Sunday, May 9, 2021

Happy Mother's Day


I have a memory that constantly disappoints. I know there is nothing particularly special about this problem. I also know a slowly eroding memory is a fact of life. Neither of these truths bring me much comfort. While, ironically, I have a great brain for trivia--facts and tidbits that are, by definition, useless--the things I truly want to hold onto, the sound of a loved one’s laugh, the moments of truth and joy and love that make a life significant, slip away from me like sand between my fingers. Maybe it’s because, unlike trivia, those truly significant things are significant because they touch something beyond the concrete. Brushing up against these raw and eternal forces gives us a glimpse of what feels like capital-T Truth, but they elude being tied up into a tidy box for convenient recall.

I think this is why I’m really into quotes. A good quote can capture the essence of those special moments, and can carry so much weight on the frame of a few words. They aren’t memories, but they can serve as an anchor that brings me back to inhabit specific moments that “rhyme with God,” when things feel real and true. A bite-sized antidote to my leaky memory.

I’m sitting in a hospital room when I come across this one from the poet Mary Oliver:

“Ten times a day something happens to me like this - some strengthening throb of amazement - some good sweet empathic ping and swell. This is the first, the wildest, and the wisest thing I know: that the soul exists, and is built entirely out of attentiveness.”

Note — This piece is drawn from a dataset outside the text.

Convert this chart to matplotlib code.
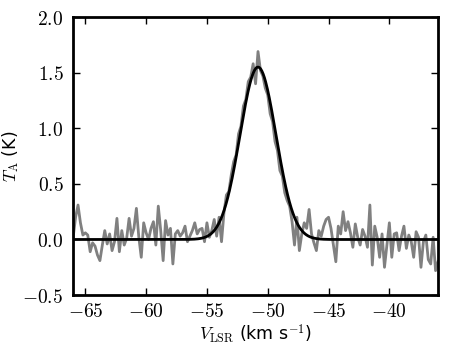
import numpy as np
import matplotlib
matplotlib.use('Agg')
import matplotlib.pyplot as plt
from matplotlib.ticker import FormatStrFormatter

plt.rcParams['mathtext.fontset'] = 'cm'

# channel grid (km/s)
v_start = -66.0
v_step = 0.2

# observed antenna temperature per channel (K)
t_left = [0.02, 0.20, 0.31, 0.15, 0.04, 0.06, 0.04, -0.11, -0.03, -0.06,
          -0.14, -0.19, -0.05, 0.08, -0.04, 0.05, -0.10, -0.02, 0.19, -0.11,
          0.08, -0.05, 0.01, 0.19, 0.03, 0.10, 0.28, 0.02, -0.16, 0.15,
          0.06, 0.00, 0.10, 0.16, -0.05, 0.30, 0.08, -0.19, 0.17, 0.04,
          0.10, -0.22, 0.05, 0.08, 0.03, 0.06, 0.12, -0.02, 0.03, 0.08,
          0.15, 0.05, 0.09]
t_line = [0.10, -0.02, 0.15, 0.02, 0.08, 0.18, 0.03, 0.20, -0.02, 0.24,
          0.40, 0.43, 0.58, 0.70, 0.76, 0.95, 1.02, 1.20, 1.26, 1.42,
          1.46, 1.58, 1.40, 1.69, 1.52, 1.47, 1.36, 1.30, 1.13, 1.06,
          0.88, 0.80, 0.62, 0.57, 0.42, 0.35, 0.30, 0.16, -0.05, 0.20,
          -0.10, 0.05, 0.15]
t_right = [0.10, 0.27, 0.05, -0.03, -0.10, 0.08, 0.03, 0.12, 0.18, 0.20,
           0.10, -0.05, -0.20, 0.12, 0.05, 0.25, 0.08, 0.16, 0.06, -0.07,
           0.14, 0.02, -0.05, 0.09, 0.03, -0.07, 0.31, -0.23, 0.12, 0.02,
           -0.16, 0.05, -0.25, -0.05, 0.15, -0.16, 0.05, 0.06, -0.10, 0.03,
           0.12, -0.08, 0.04, -0.02, -0.16, 0.07, 0.02, -0.25, -0.02, 0.04,
           -0.18, -0.22, 0.02, -0.28, -0.20]

# gaussian fit parameters
fit_amp = 1.55
fit_center = -50.8
fit_sigma = 1.48

ta = np.array(t_left + t_line + t_right)
vel = v_start + v_step*np.arange(len(ta))

vfit = np.linspace(-66, -36, 600)
tfit = fit_amp*np.exp(-(vfit-fit_center)**2/(2*fit_sigma**2))

fig = plt.figure(figsize=(4.63, 3.48), dpi=100)
ax = fig.add_axes([0.158, 0.152, 0.788, 0.799])
ax.plot(vel, ta, color='0.5', lw=2)
ax.plot(vfit, tfit, color='k', lw=2)

ax.set_xlim(-66, -36)
ax.set_ylim(-0.5, 2.0)
ax.set_xticks([-65, -60, -55, -50, -45, -40])
ax.set_yticks([-0.5, 0.0, 0.5, 1.0, 1.5, 2.0])
ax.xaxis.set_major_formatter(FormatStrFormatter('$%d$'))
ax.yaxis.set_major_formatter(FormatStrFormatter('$%.1f$'))
ax.tick_params(direction='in', top=True, right=True, length=5, width=1,
               labelsize=14, pad=5)
ax.tick_params(axis='y', pad=7)
for s in ax.spines.values():
    s.set_linewidth(2)

ax.set_xlabel(r'$V_{\rm LSR}$ (km s$^{-1}$)', fontsize=12.5)
ax.set_ylabel(r'$T_{\rm A}$ (K)', fontsize=12.5)
ax.xaxis.set_label_coords(0.5, -0.1)
ax.yaxis.set_label_coords(-0.143, 0.5)

fig.savefig('out.png', dpi=100)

I am in a hospital room because my wife is about to give birth to our son. I have time to read and discover that quote because she has just been induced and we are blissfully unaware of how painfully early in the birth process we actually are. I even have time to text the quote to my sister.

I am not as dumb as I look, so I will not complain about how hard the birth of our child is for little old non-uterus-having me. Except maybe one thing: I have never felt so profoundly inadequate as a human being as I do at my wife’s side during the birth of our son. There are certainly things you can do wrong as the father at the bedside, like describing anything you’re witnessing as either “easy” or “gross.” There is very little you can do right. You are there, but this is not your show. At best, your presence is noted and appreciated. So in between fetching cups of vegetable broth or half-heartedly trying to distract Sarah with the crappy crossword book that I bought from the hospital gift shop (which unforgivably reused clues from puzzle to puzzle, and maybe I’m still salty about that), I have little to do but be attentive. Attentive to the woman who had already done so much, and is now wringing every ounce of strength from her body to bring a new life into the world. Attentive to the fear in her eyes as we try to navigate confusing conversations with a rotating cast of medical professionals. To her determination as she just keeps going, somewhere past exhaustion and despair. And eventually, 40 (!!!) hours later, to the tiny, amazing, oh-so-nerve-wrackingly fragile creature that is our son. Hi, Paul.

The trials and exhaustion of new parenthood make attentiveness feel like an unattainable luxury. Like the New Year’s resolution I once made to run a mile in under six minutes, the idea quickly gets placed on the shelf where I keep my other naive aspirations.I grow to accept the paradox of being bombarded with profoundly amazing moments but being uniquely unable to appreciate them between diaper blowouts and “are you sure he’s eating enough?” After days spent just trying to keep the dang boy alive, and nights of waking up every 30 minutes to obsessively check his breathing, I have little motivation to reflect and steep in amazement. Maybe I should be writing poetry, but instead I appreciate the rare minutes I can steal to zone out next to Sarah on the couch, both of us flipping through our phones.

And then one night, a few months in, after another long day, I watch Sarah rock our son to sleep in her arms. Tightly swaddled and snug in her arms, he begins to drift off. I am extremely ready for him to fall asleep. With his bedtime would come our roughly 30-minute window to approximate relaxation and feign normalcy before we crashed ourselves. But going down quickly is not part of his plan. Just as his eyelids start sliding downward, he glances up and seems to suddenly remember where he is. Seeing the beautiful, enraptured face of his mom staring down at him, the realization dawns on him: “Wow! Mom’s here!” His eyes pop open, followed closely by a broad toothless smile unfurling across his face. Not ready for bed yet. Mom’s here. After this burst of excitement, drowsiness creeps in again, eyelids droop, his face relaxes….oh wait! Mom’s here! Wow! And the eyes pop open and the smile unfurls and here we go again.

And so they go for several minutes, mother and son lost in each other’s eyes, love drunk. Both tired, but not so tired that they are willing to take their eyes off each other. Sleep can wait. This mom, who had given so much, who wasn’t sure she was ready to be a mom, who is such a mom, smiling down at our son as tears stream down her face. Right there.

And I feel a good sweet emphatic ping and swell--and know, in a way I have never known before, that the soul exists, and is built entirely out of attentiveness.